Es parecido a ser cool
“Una persona cool es una persona estoica, emocionalmente en control, nunca demasiado deseosa o necesitada, misteriosa y distante. La persona cool es naturalmente competente en algo, pero no necesita que nadie la aplauda para darse valor. Eso se debe a que la persona cool encontró su manera, única y auténtica, de vivir y lo hace con una intensidad calma”, escribe David Brooks para The New York Times.

“Ser cool no es solamente un estilo”, sigue, “es toda una filosofía que surge de una circunstancia generacional específica. Ser cool fue la primera forma de resistencia, un rechazo a la inocencia, el optimismo y la alegría consumista que se instalaron después de la guerra. La gran diferencia es tecnológica. Antes, los fans de Miles Davis lo veían de lejos. Era alguien misterioso y respetable. Hoy, debido a las redes sociales, todo el mundo está cerca y presente las 24 horas del día, todo es familiar.”

“Hemos evolucionado hacia una manera de ver las cosas en blanco y negro, en vez de en toda la gama de los grises. Si tenés que tomar una decisión que involucra a otro, los absolutos ayudan. Aún en situaciones no tan comprometidas, puede ser útil encajonar a las personas. Es mucho más fácil decir: mi ex es un narcisista horrible en vez de decir: sí, mi ex tiene algunas de las características típicas del narcisista, pero yo también tuve algo que ver en el hecho de que nos separáramos.
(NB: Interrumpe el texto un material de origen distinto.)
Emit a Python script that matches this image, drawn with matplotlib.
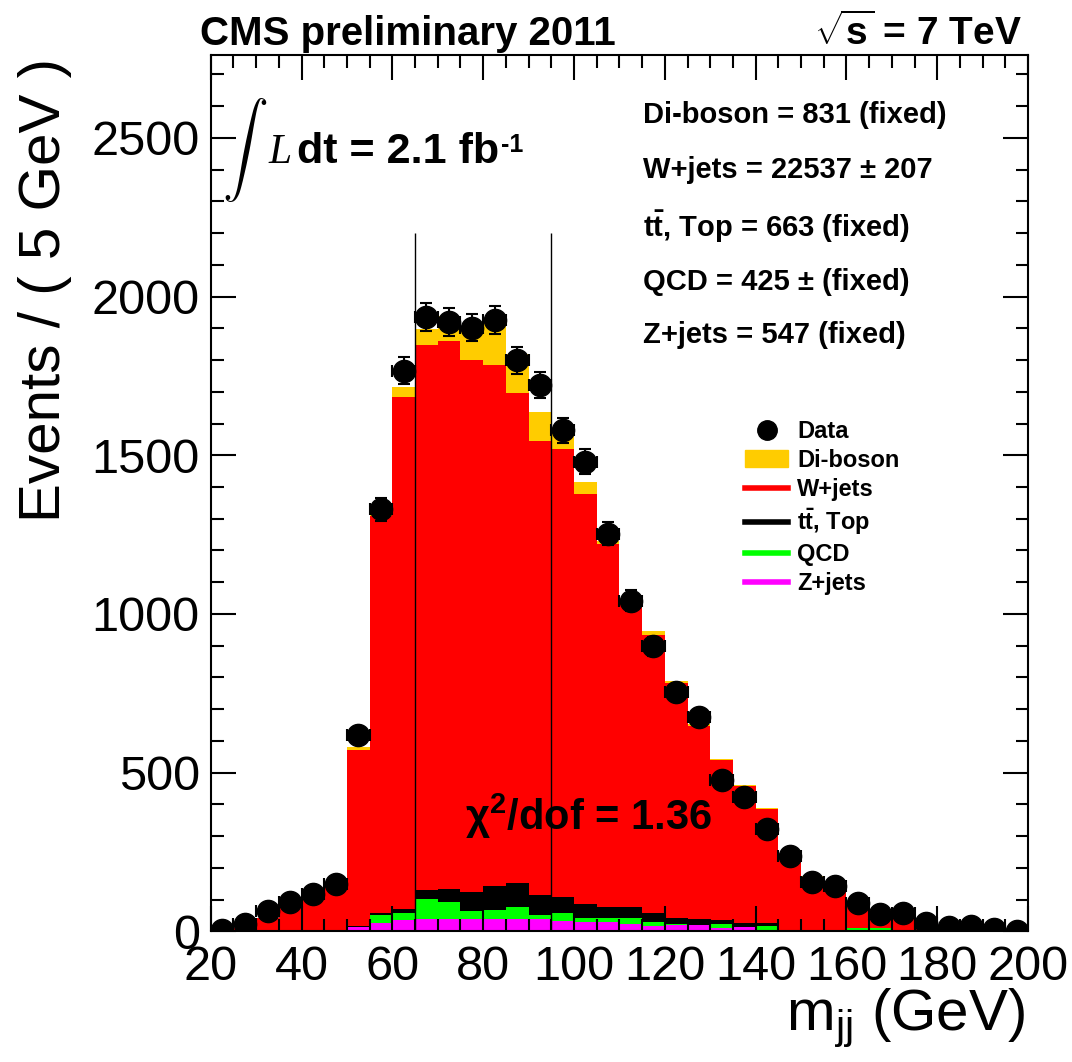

Las declaraciones matizadas son agotadoras para la mente. Los rótulos extremos son mucho más fáciles y rápidos de aplicar”, escribe Carlin Flora en Psychology Today.

Lo opuesto de cool no es lo extremo. Hay algo en el medio, que es poder expresar el deseo sin tener que llevar el amperímetro a mil para sentir que solo así lo estamos haciendo realidad.

Como decía Aristóteles, la moderación se trabaja. Para empezar, hay que restaurar cierto balance básico, y el teléfono, con sus exageraciones permanentes, no nos hace ningún favor. Después, hay que elegir lo simple, el plato del medio, ni todo ni nada. Calibrar. Puede ser más trabajoso, pero compensa (en todos los sentidos de la palabra). El premio es la armonía.